К счастью, совместный переход Тёмным Путём не сделал кресло частью моего тела, и мне удалось его покинуть. А что не с первой попытки — так это на нервной почве. У меня от предположений, что могло случиться с Нумминорихом, колени тряслись.
Интересно, где он? — спросил себя я, оглядываясь по сторонам. — В каком из домов? Надо было сперва узнать, а потом уже нестись сюда, сломя голову. Что-то я по всем пунктам удивительный молодец. В смысле, из ряда вон выходящий придурок.
К счастью, Кекки уже бежала мне навстречу.
— Вот хорошо, что ты уже тут! — издалека крикнула она.
— Что с Нумминорихом? — спросил я. — И где?..
— В жёлтом доме, — отрапортовала Кекки. — Жив, цел, в сознании. Но очень… не знаю, как лучше сказать… грустит.
Облегчения от её слов я не почувствовал. Слишком уж хорошо знаю, что может стоять за этим «очень грустит».
Кекки догнала меня уже у высокого забора, окружавшего жёлтый особняк. Сказала, указывая на зияющую в нём дыру:
— Тебе повезло, доску я, как видишь, уже выломала. Яростно рыча от бессилия. Оказалось, я не умею лазать через заборы без магии. И замок на воротах никакими отмычками не вскрывается — без заклинаний у нас обоих, как внезапно выяснилось, руки растут из чьих-то чужих задниц. И вообще всё сразу стало так трудно! Поневоле задумаешься: а как люди в других краях без Очевидной магии живут?
— Выкручиваются как-то, — буркнул я, протискиваясь в дыру. — Вот, например, тоже доски из заборов выламывают. Если станешь послом в Уандуке, этот опыт тебе пригодится, пока местную магию не освоишь; впрочем, она, говорят, всё равно не про заборы, а про смятение чувств… А где Нумминорих? В доме?
Она кивнула:
— Там. Внизу. Идём, я тебя провожу.
— А почему ты сама меня не позвала, а попросила Кофу? — спросил я, пока мы шли по широкому коридору к лестнице, ведущей в подвал. — Это нерационально: два действия вместо одного. Хорошо, что я как раз рядом с ним сидел.
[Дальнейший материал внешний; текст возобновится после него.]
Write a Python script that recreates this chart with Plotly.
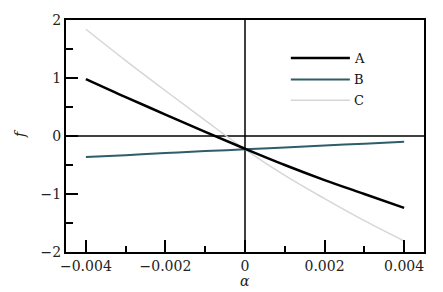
import plotly.graph_objects as go

alpha = [-0.004, -0.003, -0.002, -0.001, 0.0, 0.001, 0.002, 0.003, 0.004]
f_A = [0.98, 0.67, 0.37, 0.07, -0.22, -0.50, -0.76, -1.00, -1.24]
f_B = [-0.36, -0.33, -0.295, -0.26, -0.23, -0.197, -0.165, -0.132, -0.10]
f_C = [1.84, 1.30, 0.78, 0.27, -0.23, -0.68, -1.08, -1.46, -1.81]
series_names = ["A", "B", "C"]
series_colors = ["#000000", "#2e5d6b", "#d6d6d6"]
series_widths = [2.5, 2, 1.5]

x_tickvals = [-0.004, -0.002, 0, 0.002, 0.004]
x_ticktext = ["\u22120.004", "\u22120.002", "0", "0.002", "0.004"]
y_tickvals = [-2, -1, 0, 1, 2]
y_ticktext = ["\u22122", "\u22121", "0", "1", "2"]

FONT = "DejaVu Serif, Liberation Serif, serif"

fig = go.Figure()
# draw C first, then B, then A on top
for idx in [2, 1, 0]:
    ys = [f_A, f_B, f_C][idx]
    fig.add_trace(go.Scatter(x=alpha, y=ys, mode="lines", name=series_names[idx],
                             line=dict(color=series_colors[idx], width=series_widths[idx],
                                       shape="spline", smoothing=1.0),
                             showlegend=False))

# zero lines
fig.add_shape(type="line", xref="x", yref="paper", x0=0, x1=0, y0=0, y1=1,
              line=dict(color="black", width=1.5), layer="below")
fig.add_shape(type="line", xref="paper", yref="y", x0=0, x1=1, y0=0, y1=0,
              line=dict(color="black", width=1.5), layer="below")

# manual legend
leg_y = [0.836, 0.744, 0.654]
for name, c, w, ly in zip(series_names, series_colors, series_widths, leg_y):
    fig.add_shape(type="line", xref="paper", yref="paper", x0=0.628, x1=0.793, y0=ly, y1=ly,
                  line=dict(color=c, width=w))
    fig.add_annotation(xref="paper", yref="paper", x=0.800, y=ly, text=name, showarrow=False,
                       xanchor="left", yanchor="middle", font=dict(family=FONT, size=13, color="#111"))

# axis titles
fig.add_annotation(xref="paper", yref="paper", x=0.5, y=-0.125, text="<i>\u03b1</i>",
                   showarrow=False, xanchor="center", yanchor="middle",
                   font=dict(family=FONT, size=14, color="#222"))
fig.add_annotation(xref="paper", yref="paper", x=-0.1285, y=0.513, text="<i>f</i>",
                   showarrow=False, xanchor="center", yanchor="middle", textangle=-90,
                   font=dict(family=FONT, size=14, color="#222"))

fig.update_layout(
    width=435, height=284,
    margin=dict(l=58, r=19, t=12, b=40),
    paper_bgcolor="white", plot_bgcolor="white",
    font=dict(family=FONT, size=14, color="#222"),
)
fig.update_xaxes(range=[-0.0045, 0.0045], showgrid=False, zeroline=False, automargin=False,
                 showline=True, linecolor="black", linewidth=2, mirror=True,
                 tickmode="array", tickvals=x_tickvals, ticktext=x_ticktext,
                 ticks="inside", ticklen=12, tickwidth=1.5, tickcolor="black",
                 minor=dict(ticks="inside", dtick=0.001, tick0=0, ticklen=6, tickwidth=1.5, tickcolor="black"))
fig.update_yaxes(range=[-2, 2], showgrid=False, zeroline=False, automargin=False,
                 showline=True, linecolor="black", linewidth=2, mirror=True,
                 tickmode="array", tickvals=y_tickvals, ticktext=y_ticktext,
                 ticks="inside", ticklen=12, tickwidth=1.5, tickcolor="black",
                 minor=dict(ticks="inside", dtick=0.5, tick0=0, ticklen=7, tickwidth=1.5, tickcolor="black"))

fig.write_html("out.html")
— Да просто по старой привычке, — вздохнула Кекки. — Ничего не поделаешь: столько лет по всем вопросам сразу бежала к нему. А тут ещё испугалась…
— Испугалась?
— Ну да. Мне здесь здорово не по себе. Без магии сразу чувствуешь себя такой беспомощной! И тут ещё Нумминорих…
Я не стал переспрашивать: «Что — Нумминорих?» — а просто ускорил шаг. То есть, если называть вещи своими именами, понёсся вниз по лестнице, перескакивая через три ступеньки.
С таким специфическим чувством юмора, как у моей судьбы, вполне мог бы споткнуться и полететь вниз, попутно ломая все имеющиеся в моём распоряжении конечности, но она, хвала Магистрам, как раз на что-то отвлеклась, и я благополучно добрался до подвального этажа, который представлял собой короткий треугольный коридор с множеством дверей, ведущих, надо думать, в туалеты и ванные комнаты. По крайней мере, большинство домов в Ехо спланировано именно так.
— Самая левая, — подсказала мне откуда-то сверху Кекки.
Я толкнул дверь и сразу обнаружил Нумминориха, который сидел в центре просторного полутёмного помещения, закрыв лицо руками. Ко мне он даже не обернулся. Но когда я присел рядом, отнял руки от лица и адресовал мне взгляд, такой пустой и тяжёлый, что лучше бы вовсе не смотрел.
— Всё-таки отравился запахом? — спросил я.
Нумминорих неопределённо пожал плечами.
— Нельзя было тебя сюда посылать, — сказал я. — Какой я идиот. Прости. В кои-то веки ты чего-то испугался, а я…
— Да ладно тебе, — вяло отмахнулся Нумминорих. — С каких это пор страх вдруг стал серьёзным аргументом?